Input material:
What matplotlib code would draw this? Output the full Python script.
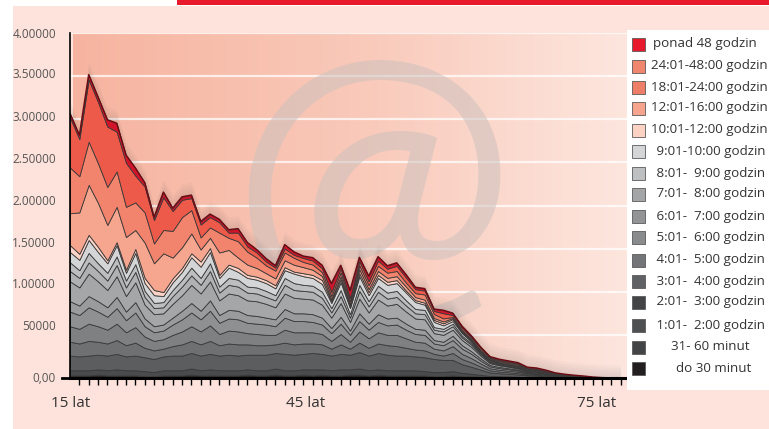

* * *

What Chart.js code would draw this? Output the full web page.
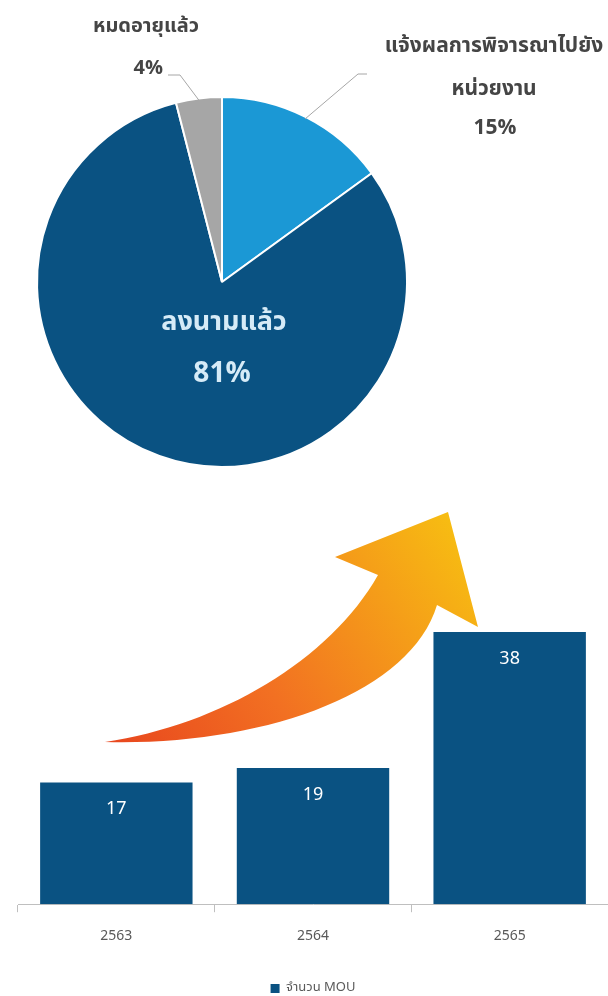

* * *

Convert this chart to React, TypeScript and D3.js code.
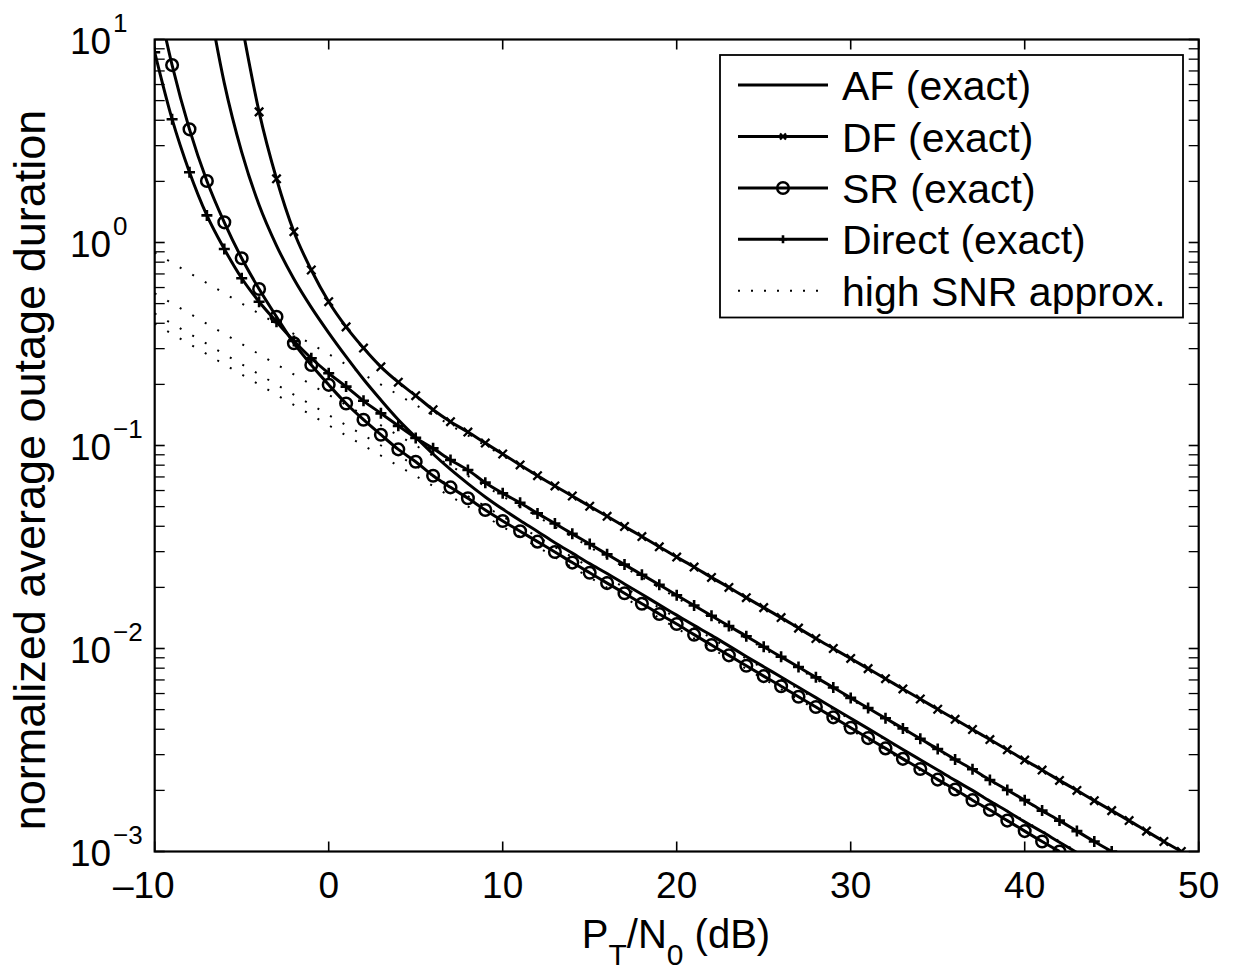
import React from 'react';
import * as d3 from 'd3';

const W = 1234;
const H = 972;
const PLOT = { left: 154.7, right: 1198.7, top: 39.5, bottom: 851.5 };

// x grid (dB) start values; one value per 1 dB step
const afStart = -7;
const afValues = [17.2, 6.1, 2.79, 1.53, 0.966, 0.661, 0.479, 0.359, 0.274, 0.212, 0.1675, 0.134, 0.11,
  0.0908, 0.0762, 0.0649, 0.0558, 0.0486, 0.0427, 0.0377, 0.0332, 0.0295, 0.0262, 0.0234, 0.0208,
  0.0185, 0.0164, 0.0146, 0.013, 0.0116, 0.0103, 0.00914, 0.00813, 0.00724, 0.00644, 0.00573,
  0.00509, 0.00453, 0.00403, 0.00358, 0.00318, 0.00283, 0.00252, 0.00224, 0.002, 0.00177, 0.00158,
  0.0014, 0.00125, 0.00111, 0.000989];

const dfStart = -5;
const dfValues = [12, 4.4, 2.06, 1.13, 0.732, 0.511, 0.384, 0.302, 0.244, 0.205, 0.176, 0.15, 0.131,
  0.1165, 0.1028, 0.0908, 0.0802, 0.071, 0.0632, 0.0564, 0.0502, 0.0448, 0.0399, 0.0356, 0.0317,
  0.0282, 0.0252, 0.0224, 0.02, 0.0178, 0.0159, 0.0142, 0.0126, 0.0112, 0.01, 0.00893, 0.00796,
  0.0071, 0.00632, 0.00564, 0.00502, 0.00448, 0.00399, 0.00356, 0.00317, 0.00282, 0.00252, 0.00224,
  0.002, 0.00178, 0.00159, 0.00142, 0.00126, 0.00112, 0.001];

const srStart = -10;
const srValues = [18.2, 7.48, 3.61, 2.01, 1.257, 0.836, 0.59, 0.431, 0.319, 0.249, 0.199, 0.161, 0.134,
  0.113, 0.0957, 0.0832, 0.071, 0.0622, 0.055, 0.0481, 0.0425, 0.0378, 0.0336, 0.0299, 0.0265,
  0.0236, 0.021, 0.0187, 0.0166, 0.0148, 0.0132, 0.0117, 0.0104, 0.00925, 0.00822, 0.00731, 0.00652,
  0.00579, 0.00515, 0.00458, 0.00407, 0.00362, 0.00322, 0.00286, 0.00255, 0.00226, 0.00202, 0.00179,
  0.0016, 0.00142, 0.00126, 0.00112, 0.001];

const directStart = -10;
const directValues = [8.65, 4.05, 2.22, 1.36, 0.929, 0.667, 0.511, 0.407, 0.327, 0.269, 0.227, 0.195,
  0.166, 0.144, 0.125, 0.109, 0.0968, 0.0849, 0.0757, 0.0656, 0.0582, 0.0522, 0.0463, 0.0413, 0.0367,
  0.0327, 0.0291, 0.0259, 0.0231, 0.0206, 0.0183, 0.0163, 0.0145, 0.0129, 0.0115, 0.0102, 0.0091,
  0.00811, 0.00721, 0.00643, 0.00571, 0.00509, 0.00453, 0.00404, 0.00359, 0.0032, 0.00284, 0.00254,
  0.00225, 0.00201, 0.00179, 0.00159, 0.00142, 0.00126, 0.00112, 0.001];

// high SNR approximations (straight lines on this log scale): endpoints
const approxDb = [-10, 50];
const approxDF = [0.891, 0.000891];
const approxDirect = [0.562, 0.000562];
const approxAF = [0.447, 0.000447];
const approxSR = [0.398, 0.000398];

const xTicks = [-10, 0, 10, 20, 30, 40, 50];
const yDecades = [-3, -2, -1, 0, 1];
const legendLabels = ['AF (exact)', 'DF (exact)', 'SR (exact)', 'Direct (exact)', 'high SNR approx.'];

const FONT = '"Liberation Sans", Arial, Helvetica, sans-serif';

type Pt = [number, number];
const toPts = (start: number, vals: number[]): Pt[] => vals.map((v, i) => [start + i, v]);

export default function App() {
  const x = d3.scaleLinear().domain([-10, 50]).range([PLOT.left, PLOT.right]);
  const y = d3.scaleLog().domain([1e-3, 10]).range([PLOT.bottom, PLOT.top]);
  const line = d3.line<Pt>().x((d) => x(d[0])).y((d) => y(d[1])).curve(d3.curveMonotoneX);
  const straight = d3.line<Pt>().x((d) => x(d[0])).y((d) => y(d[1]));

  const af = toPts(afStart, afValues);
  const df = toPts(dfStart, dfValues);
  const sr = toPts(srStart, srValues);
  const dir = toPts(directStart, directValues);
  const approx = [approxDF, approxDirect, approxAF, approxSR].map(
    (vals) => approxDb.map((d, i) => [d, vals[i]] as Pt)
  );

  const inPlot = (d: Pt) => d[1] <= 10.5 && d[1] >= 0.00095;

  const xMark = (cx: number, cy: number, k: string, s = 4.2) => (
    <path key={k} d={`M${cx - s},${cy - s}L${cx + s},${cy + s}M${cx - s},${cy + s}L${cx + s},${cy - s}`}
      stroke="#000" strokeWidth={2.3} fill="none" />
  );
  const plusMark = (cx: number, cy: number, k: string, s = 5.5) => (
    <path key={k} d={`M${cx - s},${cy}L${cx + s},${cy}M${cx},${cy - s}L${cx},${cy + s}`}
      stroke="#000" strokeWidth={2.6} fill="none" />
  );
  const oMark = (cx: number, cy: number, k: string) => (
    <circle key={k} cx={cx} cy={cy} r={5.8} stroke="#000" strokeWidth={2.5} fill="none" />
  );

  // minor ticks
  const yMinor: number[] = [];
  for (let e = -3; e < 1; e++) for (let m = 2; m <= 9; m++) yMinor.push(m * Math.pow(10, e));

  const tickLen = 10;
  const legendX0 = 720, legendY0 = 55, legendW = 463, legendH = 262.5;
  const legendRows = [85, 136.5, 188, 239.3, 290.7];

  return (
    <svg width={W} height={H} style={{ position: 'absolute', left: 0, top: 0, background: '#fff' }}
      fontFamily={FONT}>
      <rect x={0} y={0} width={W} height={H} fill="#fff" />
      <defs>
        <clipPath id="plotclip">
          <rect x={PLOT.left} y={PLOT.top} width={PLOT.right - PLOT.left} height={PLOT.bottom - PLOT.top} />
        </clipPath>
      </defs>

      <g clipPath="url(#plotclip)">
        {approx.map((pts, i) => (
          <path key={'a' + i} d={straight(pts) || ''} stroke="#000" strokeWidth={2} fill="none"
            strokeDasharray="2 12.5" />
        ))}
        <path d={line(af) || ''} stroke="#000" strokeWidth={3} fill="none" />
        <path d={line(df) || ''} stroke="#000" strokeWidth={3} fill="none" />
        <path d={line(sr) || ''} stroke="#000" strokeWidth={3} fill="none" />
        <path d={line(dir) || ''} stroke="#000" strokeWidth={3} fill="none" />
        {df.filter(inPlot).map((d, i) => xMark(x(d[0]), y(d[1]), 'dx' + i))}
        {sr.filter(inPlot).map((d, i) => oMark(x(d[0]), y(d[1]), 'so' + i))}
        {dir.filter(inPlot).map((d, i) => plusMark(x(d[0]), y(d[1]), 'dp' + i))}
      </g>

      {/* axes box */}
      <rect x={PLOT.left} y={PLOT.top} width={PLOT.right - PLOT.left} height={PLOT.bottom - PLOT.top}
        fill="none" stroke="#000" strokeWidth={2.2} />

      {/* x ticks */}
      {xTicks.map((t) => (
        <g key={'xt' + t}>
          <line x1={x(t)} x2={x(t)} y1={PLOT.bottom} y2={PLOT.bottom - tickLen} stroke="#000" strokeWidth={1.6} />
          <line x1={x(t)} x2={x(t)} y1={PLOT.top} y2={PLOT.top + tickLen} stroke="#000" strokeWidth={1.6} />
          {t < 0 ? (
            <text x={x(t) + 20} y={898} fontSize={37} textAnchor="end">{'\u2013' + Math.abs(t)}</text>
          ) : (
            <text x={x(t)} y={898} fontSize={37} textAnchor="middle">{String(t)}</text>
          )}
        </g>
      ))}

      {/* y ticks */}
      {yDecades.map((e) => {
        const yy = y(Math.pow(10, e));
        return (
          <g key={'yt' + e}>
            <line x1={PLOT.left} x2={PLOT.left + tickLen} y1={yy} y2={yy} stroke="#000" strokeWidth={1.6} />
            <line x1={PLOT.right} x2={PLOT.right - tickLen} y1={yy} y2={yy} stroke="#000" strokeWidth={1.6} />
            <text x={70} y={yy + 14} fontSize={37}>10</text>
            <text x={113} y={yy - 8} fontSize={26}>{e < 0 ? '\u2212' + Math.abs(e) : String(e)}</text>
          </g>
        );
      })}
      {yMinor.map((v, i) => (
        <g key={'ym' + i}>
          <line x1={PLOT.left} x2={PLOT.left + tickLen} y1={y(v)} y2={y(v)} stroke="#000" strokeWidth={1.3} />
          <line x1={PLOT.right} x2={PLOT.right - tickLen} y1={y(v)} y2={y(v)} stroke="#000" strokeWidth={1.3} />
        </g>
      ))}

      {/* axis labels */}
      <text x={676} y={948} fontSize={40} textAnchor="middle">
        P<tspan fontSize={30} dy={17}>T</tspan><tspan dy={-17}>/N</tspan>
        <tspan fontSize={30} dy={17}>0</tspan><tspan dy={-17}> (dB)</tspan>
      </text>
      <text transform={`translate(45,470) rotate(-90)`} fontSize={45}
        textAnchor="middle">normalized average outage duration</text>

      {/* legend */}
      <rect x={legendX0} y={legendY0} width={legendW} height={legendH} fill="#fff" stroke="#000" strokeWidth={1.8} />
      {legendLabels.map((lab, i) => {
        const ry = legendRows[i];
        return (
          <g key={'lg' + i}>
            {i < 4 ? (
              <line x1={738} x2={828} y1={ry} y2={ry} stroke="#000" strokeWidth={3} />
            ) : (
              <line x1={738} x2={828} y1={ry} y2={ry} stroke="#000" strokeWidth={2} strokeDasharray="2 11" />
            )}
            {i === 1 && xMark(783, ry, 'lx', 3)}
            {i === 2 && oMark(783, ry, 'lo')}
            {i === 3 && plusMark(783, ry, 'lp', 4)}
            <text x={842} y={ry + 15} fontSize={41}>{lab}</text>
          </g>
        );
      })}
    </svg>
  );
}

Stated exercise:
Copy out every line from the material above in which the word "draw" appears.

The answer:
What matplotlib code would draw this? Output the full Python script.
What Chart.js code would draw this? Output the full web page.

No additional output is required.